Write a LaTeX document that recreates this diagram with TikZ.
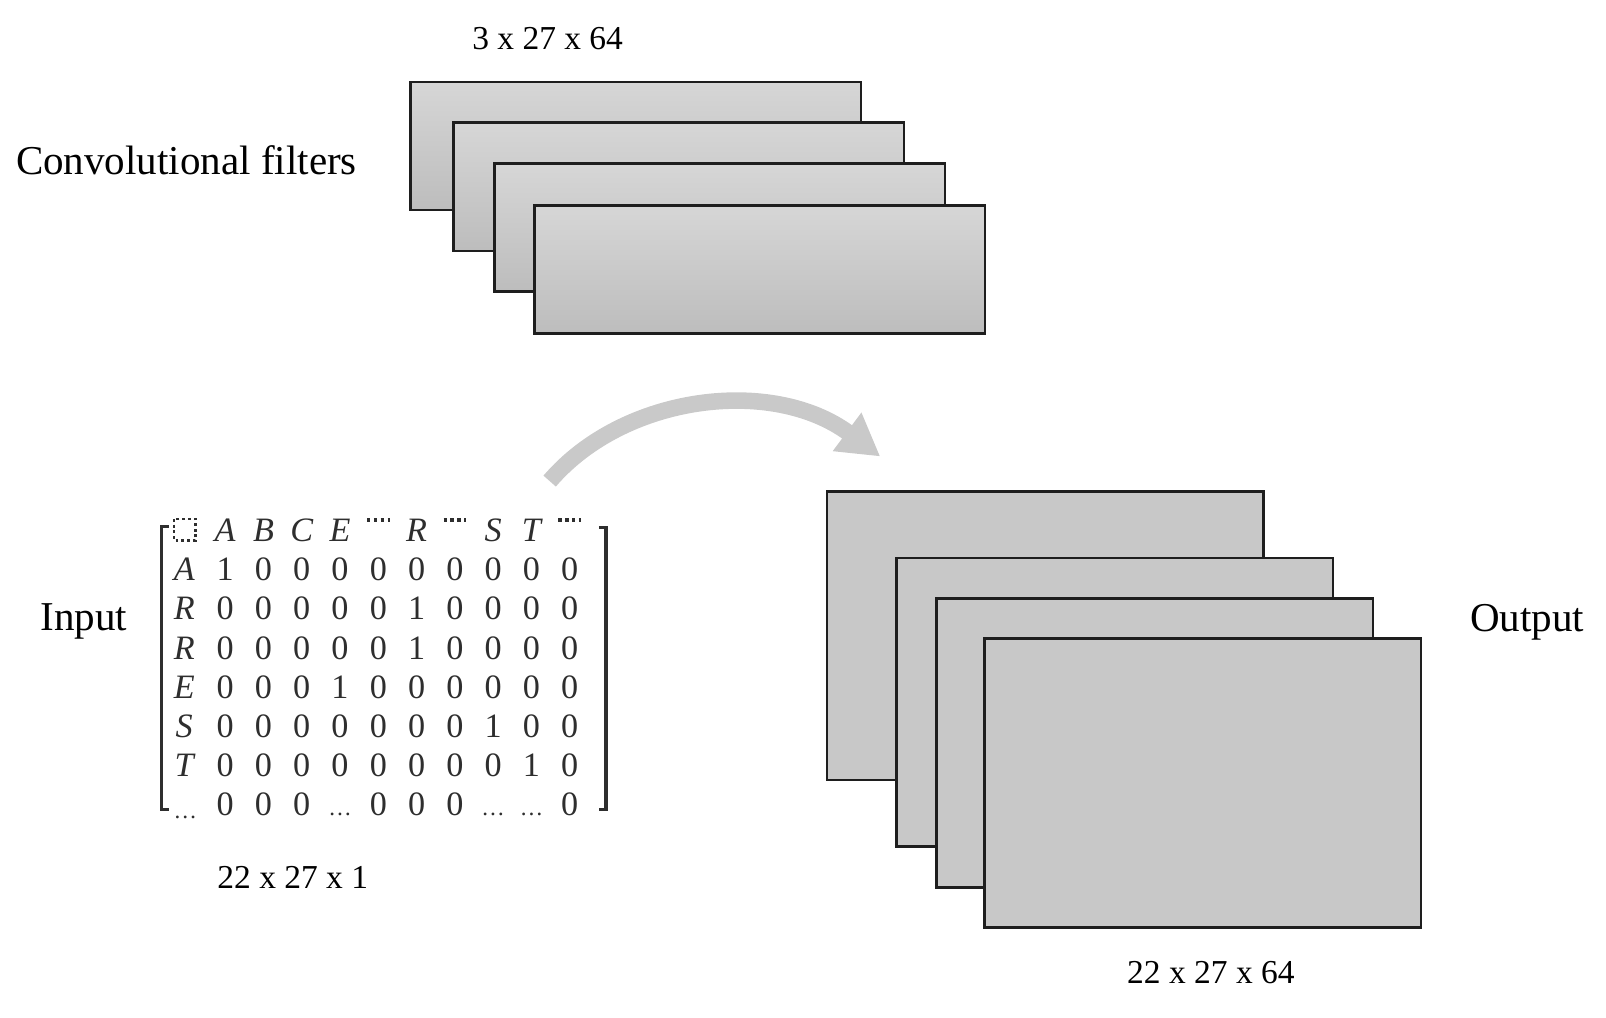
\documentclass[tikz,border=0pt]{standalone}
\usepackage{fontspec}
\setmainfont{Liberation Serif}
\usetikzlibrary{arrows.meta}
\definecolor{boxedge}{HTML}{1E1E1E}
\definecolor{outfill}{HTML}{C8C8C8}
\definecolor{arrowgray}{HTML}{C9C9C9}
\definecolor{inkgray}{HTML}{2E2E2E}
\begin{document}
\begin{tikzpicture}[x=0.01cm,y=-0.01cm,
  lbl/.style={inner sep=0pt, font=\fontsize{11.4}{13}\selectfont},
  dimlbl/.style={inner sep=0pt, font=\fontsize{9.3}{11}\selectfont},
  cell/.style={inner sep=0pt, anchor=base, text=inkgray, font=\fontsize{9.5}{11}\selectfont},
  ell/.style={inner sep=0pt, anchor=base, text=inkgray, font=\fontsize{6.5}{8}\selectfont},
  filtbox/.style={draw=boxedge, line width=0.75pt, top color=black!16, bottom color=black!26,
    anchor=north west, minimum width=4.40cm, minimum height=1.25cm, inner sep=0pt, outer sep=0pt},
  outbox/.style={draw=boxedge, line width=0.75pt, fill=outfill,
    anchor=north west, minimum width=4.26cm, minimum height=2.82cm, inner sep=0pt, outer sep=0pt},
  hdots/.style={inkgray, line width=0.9pt, dash pattern=on 0.9pt off 1.0pt},
  brk/.style={inkgray, line width=0.9pt}]
\useasboundingbox (0,0) rectangle (1569,994);

% labels
\node[lbl, anchor=west] (cf) at (15,157) {Convolutional filters};
\node[dimlbl] (fdim) at (535,38) {3 x 27 x 64};
\node[lbl] (inp) at (82,607) {Input};
\node[lbl] (outl) at (1492,608) {Output};
\node[dimlbl] (idim) at (286,857) {22 x 27 x 1};
\node[dimlbl] (odim) at (1183,950) {22 x 27 x 64};

% convolutional filters
\node[filtbox] (f1) at (401,80) {};
\node[filtbox] (f2) at (443,120) {};
\node[filtbox] (f3) at (483,160) {};
\node[filtbox] (f4) at (522,201) {};

% output feature maps
\node[outbox] (o1) at (808,480) {};
\node[outbox] (o2) at (876,545) {};
\node[outbox] (o3) at (915,585) {};
\node[outbox] (o4) at (962,624) {};

% arrow
\coordinate (as) at (537,470);
\coordinate (ae) at (860,446);
\draw[arrowgray, line width=4.6pt, -{Triangle[width=12.5pt,length=11.5pt]}]
  (as) .. controls (610,385) and (755,368) .. (ae);

% input matrix
\draw[inkgray, line width=0.6pt, dash pattern=on 0.8pt off 0.8pt] (170,507) rectangle (191,528);
\foreach \c/\t in {1/A,2/B,3/C,4/E,6/R,8/S,9/T}
  \node[cell] (h\c) at ({220+(\c-1)*37.4},529) {\itshape \t};
\foreach \c in {5,7,10}
  \draw[hdots] ({220+(\c-1)*37.4-11},508) -- ({220+(\c-1)*37.4+11},508);
\foreach \lab/\vals [count=\r] in {
  A/{1,0,0,0,0,0,0,0,0,0},
  R/{0,0,0,0,0,1,0,0,0,0},
  R/{0,0,0,0,0,1,0,0,0,0},
  E/{0,0,0,1,0,0,0,0,0,0},
  S/{0,0,0,0,0,0,0,1,0,0},
  T/{0,0,0,0,0,0,0,0,1,0}} {
  \node[cell] (l\r) at (180,{518+\r*38.3+11}) {\itshape \lab};
  \foreach \v [count=\c] in \vals
    \node[cell] (m\r-\c) at ({220+(\c-1)*37.4},{518+\r*38.3+11}) {\v};
}
\node[ell] (l7) at (181,800) {…};
\foreach \c in {1,2,3,5,6,7,10}
  \node[cell] (m7-\c) at ({220+(\c-1)*37.4},797) {0};
\foreach \c in {4,8,9}
  \node[ell] (m7-\c) at ({220+(\c-1)*37.4},797) {…};
\draw[brk] (165,514) -- (158,514) -- (158,791) -- (165,791);
\draw[brk] (585,515) -- (592,515) -- (592,791) -- (585,791);
\end{tikzpicture}
\end{document}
== == ==
Exercise requirements:
In your copy, leave out the pictures and reproduce the material above exactly.

Written answer:
Write a LaTeX document that recreates this diagram with TikZ.
\documentclass[tikz,border=0pt]{standalone}
\usepackage{fontspec}
\setmainfont{Liberation Serif}
\usetikzlibrary{arrows.meta}
\definecolor{boxedge}{HTML}{1E1E1E}
\definecolor{outfill}{HTML}{C8C8C8}
\definecolor{arrowgray}{HTML}{C9C9C9}
\definecolor{inkgray}{HTML}{2E2E2E}
\begin{document}
\begin{tikzpicture}[x=0.01cm,y=-0.01cm,
  lbl/.style={inner sep=0pt, font=\fontsize{11.4}{13}\selectfont},
  dimlbl/.style={inner sep=0pt, font=\fontsize{9.3}{11}\selectfont},
  cell/.style={inner sep=0pt, anchor=base, text=inkgray, font=\fontsize{9.5}{11}\selectfont},
  ell/.style={inner sep=0pt, anchor=base, text=inkgray, font=\fontsize{6.5}{8}\selectfont},
  filtbox/.style={draw=boxedge, line width=0.75pt, top color=black!16, bottom color=black!26,
    anchor=north west, minimum width=4.40cm, minimum height=1.25cm, inner sep=0pt, outer sep=0pt},
  outbox/.style={draw=boxedge, line width=0.75pt, fill=outfill,
    anchor=north west, minimum width=4.26cm, minimum height=2.82cm, inner sep=0pt, outer sep=0pt},
  hdots/.style={inkgray, line width=0.9pt, dash pattern=on 0.9pt off 1.0pt},
  brk/.style={inkgray, line width=0.9pt}]
\useasboundingbox (0,0) rectangle (1569,994);

% labels
\node[lbl, anchor=west] (cf) at (15,157) {Convolutional filters};
\node[dimlbl] (fdim) at (535,38) {3 x 27 x 64};
\node[lbl] (inp) at (82,607) {Input};
\node[lbl] (outl) at (1492,608) {Output};
\node[dimlbl] (idim) at (286,857) {22 x 27 x 1};
\node[dimlbl] (odim) at (1183,950) {22 x 27 x 64};

% convolutional filters
\node[filtbox] (f1) at (401,80) {};
\node[filtbox] (f2) at (443,120) {};
\node[filtbox] (f3) at (483,160) {};
\node[filtbox] (f4) at (522,201) {};

% output feature maps
\node[outbox] (o1) at (808,480) {};
\node[outbox] (o2) at (876,545) {};
\node[outbox] (o3) at (915,585) {};
\node[outbox] (o4) at (962,624) {};

% arrow
\coordinate (as) at (537,470);
\coordinate (ae) at (860,446);
\draw[arrowgray, line width=4.6pt, -{Triangle[width=12.5pt,length=11.5pt]}]
  (as) .. controls (610,385) and (755,368) .. (ae);

% input matrix
\draw[inkgray, line width=0.6pt, dash pattern=on 0.8pt off 0.8pt] (170,507) rectangle (191,528);
\foreach \c/\t in {1/A,2/B,3/C,4/E,6/R,8/S,9/T}
  \node[cell] (h\c) at ({220+(\c-1)*37.4},529) {\itshape \t};
\foreach \c in {5,7,10}
  \draw[hdots] ({220+(\c-1)*37.4-11},508) -- ({220+(\c-1)*37.4+11},508);
\foreach \lab/\vals [count=\r] in {
  A/{1,0,0,0,0,0,0,0,0,0},
  R/{0,0,0,0,0,1,0,0,0,0},
  R/{0,0,0,0,0,1,0,0,0,0},
  E/{0,0,0,1,0,0,0,0,0,0},
  S/{0,0,0,0,0,0,0,1,0,0},
  T/{0,0,0,0,0,0,0,0,1,0}} {
  \node[cell] (l\r) at (180,{518+\r*38.3+11}) {\itshape \lab};
  \foreach \v [count=\c] in \vals
    \node[cell] (m\r-\c) at ({220+(\c-1)*37.4},{518+\r*38.3+11}) {\v};
}
\node[ell] (l7) at (181,800) {…};
\foreach \c in {1,2,3,5,6,7,10}
  \node[cell] (m7-\c) at ({220+(\c-1)*37.4},797) {0};
\foreach \c in {4,8,9}
  \node[ell] (m7-\c) at ({220+(\c-1)*37.4},797) {…};
\draw[brk] (165,514) -- (158,514) -- (158,791) -- (165,791);
\draw[brk] (585,515) -- (592,515) -- (592,791) -- (585,791);
\end{tikzpicture}
\end{document}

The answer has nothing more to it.